Scores of trees are being chopped down at an Aberdeen golf course in an effort to stop the green from flooding.
The work is taking place near Hazlehead Golf Course – which is run by the council-backed Sport Aberdeen charity.
Significant investment has been poured into the course since it had to close briefly following flooding on the greens in 2017.
It is understood that the works could cost in the region of £200,000.
In July 2018, a 10-week drainage programme was announced by the local authority and Sport Aberdeen to keep the facility open.
Some local golfers had expressed concerns about the loss of the trees, fearing it would ruin their sport and represented an excessive move.

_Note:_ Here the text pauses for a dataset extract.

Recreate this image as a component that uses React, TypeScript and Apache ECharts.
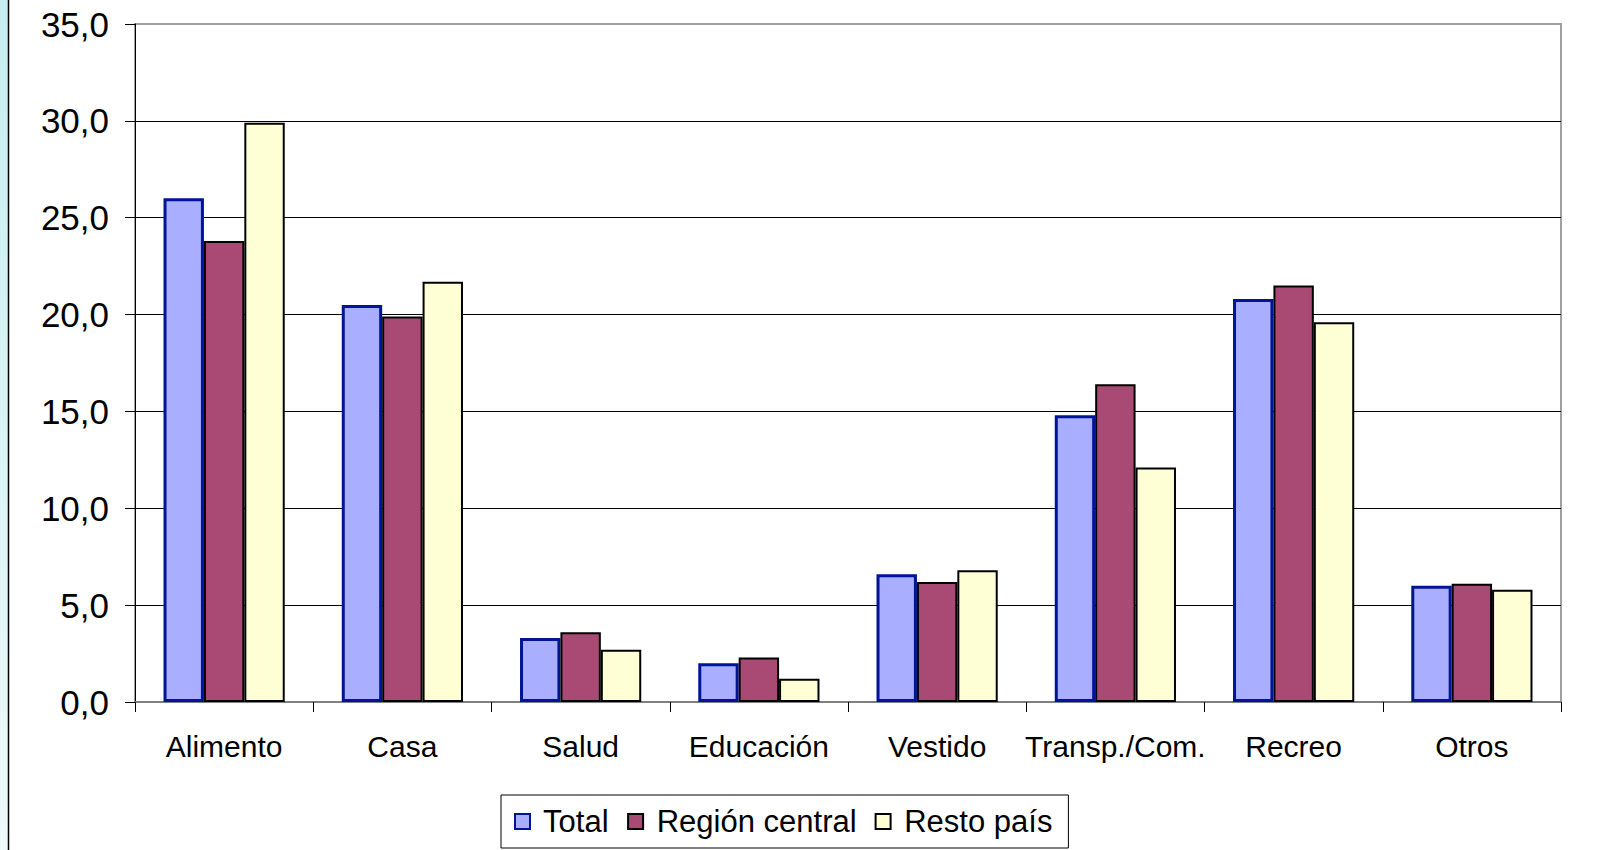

But Hazlehead, Queens Cross and Countesswells councillor Martin Greig said the works were needed.
He said: “It’s important that there is close and proper management of the woodland of the Hazlehead area.
“There has been deliberate felling and it is well-known that the golf course has suffered from a persistent flooding problem.

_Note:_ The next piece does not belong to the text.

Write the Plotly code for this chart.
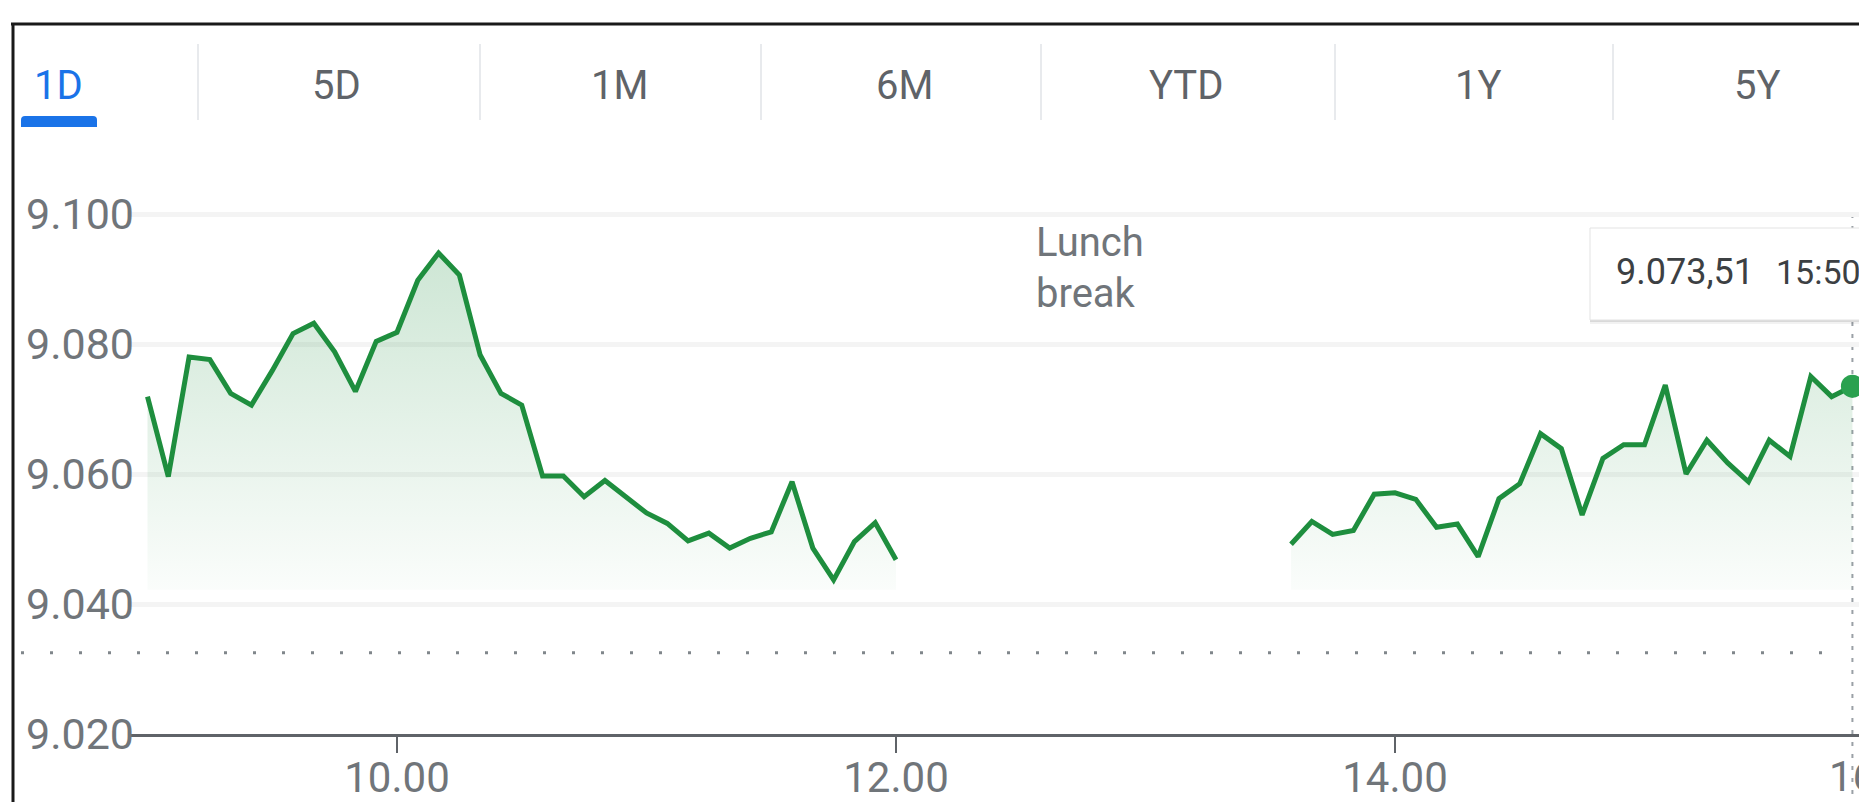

“The density of the tree coverage has helped to prevent the greens from drying.
“Trees are only felled for good reasons and the work has been carried out with proper permission.”
An Aberdeen City Council spokeswoman said: “Trees are being removed next to the golf courses for woodland management requirements, to help with drainage and for health and safety reasons, in conjunction with Sport Aberdeen.
“There are approved felling licences in place.”